Single by Natalie Merchant

from the album Ophelia
- B-side: "Frozen Charlotte"; "Wonder";
- Released: May 5, 1998
- Studio: Talking Dwarf (Little Valley, New York)
- Length: 4:07
- Label: Elektra
- Songwriter: Natalie Merchant
- Producer: Natalie Merchant

Natalie Merchant singles chronology
| "Jealousy" (1996) | "Kind & Generous" (1998) | "Break Your Heart" (1998) |

= Kind & Generous =

1998 single by Natalie Merchant

"Kind & Generous" is a song by American singer-songwriter Natalie Merchant, released as the first single from her second studio album, Ophelia (1998). It became a radio hit in the United States, peaking at number 18 on the Billboard Hot 100 Airplay chart as well as number one on the Billboard Triple-A chart. It also entered the top 20 in Canada, peaking at number 19 on the RPM 100 Hit Tracks chart.

==Music video==
The music video made for this song features Natalie Merchant as part of a traveling circus and taking on many guises.
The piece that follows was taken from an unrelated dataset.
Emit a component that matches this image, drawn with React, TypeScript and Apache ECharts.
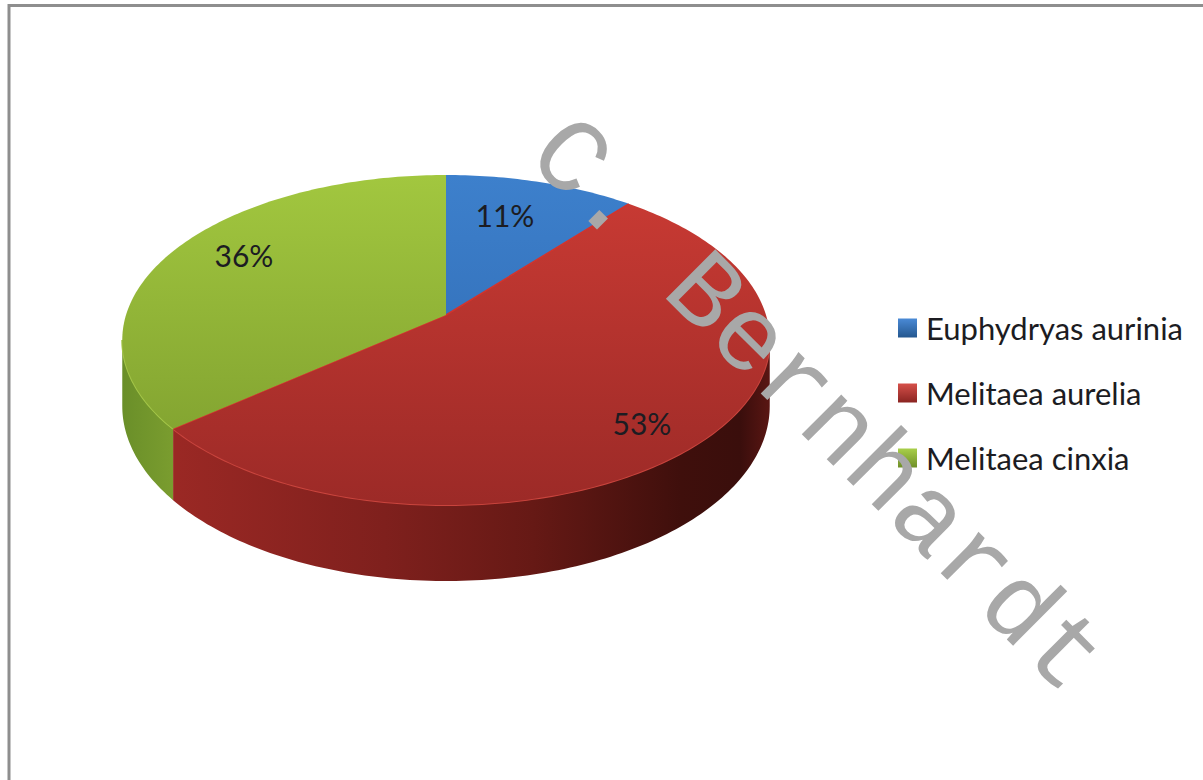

The circus performers were actual performers from the local area and the little girl was the daughter of the proprietor-showperson.

==Track listing==
European HDCD single and Australian CD single
1. "Kind & Generous" (LP version) – 4:05
2. "Frozen Charlotte" (LP version) – 5:25
3. "Wonder" (LP version) – 4:26

==Credits and personnel==
Credits are lifted from the Ophelia liner notes.

Studios
- Recorded at Talking Dwarf Studios (Little Valley, New York)
- Mixed at Oceanway Recording Studios (Los Angeles)
- Mastered at Gateway Mastering Studios (Portland, Maine, US)

Personnel

- Natalie Merchant – writing, vocals
- Lokua Kanza – acoustic guitar
- Craig Ross – electric guitar
- Graham Maby – bass
- George Laks – Hammond, Wurlitzer
- Peter Yanowitz – drums
- Joakim Lartey – percussion
- Jim Scott – mixing
- Mike Scotella – mixing assistance
- Todd Vos – engineering
- Bob Ludwig – mastering

==Charts==

===Weekly charts===

| Chart (1998) | Peak position |
|---|---|
| Canada Top Singles (RPM) | 19 |
| Canada Adult Contemporary (RPM) | 15 |
| Canada Rock/Alternative (RPM) | 21 |
| US Radio Songs (Billboard) | 18 |
| US Adult Alternative Airplay (Billboard) | 1 |
| US Adult Pop Airplay (Billboard) | 3 |
| US Alternative Airplay (Billboard) | 32 |
| US Pop Airplay (Billboard) | 15 |

===Year-end charts===

| Chart (1998) | Position |
|---|---|
| Canada Top Singles (RPM) | 63 |
| Canada Adult Contemporary (RPM) | 50 |
| US Hot 100 Airplay (Billboard) | 48 |
| US Adult Top 40 (Billboard) | 11 |
| US Mainstream Top 40 (Billboard) | 55 |
| US Triple-A (Billboard) | 3 |

==Use in media==
The Orchestra of the Bronx performed an orchestral version of the song in a 2020 commercial for Montefiore Health System that paid tribute to healthcare workers during the COVID-19 pandemic.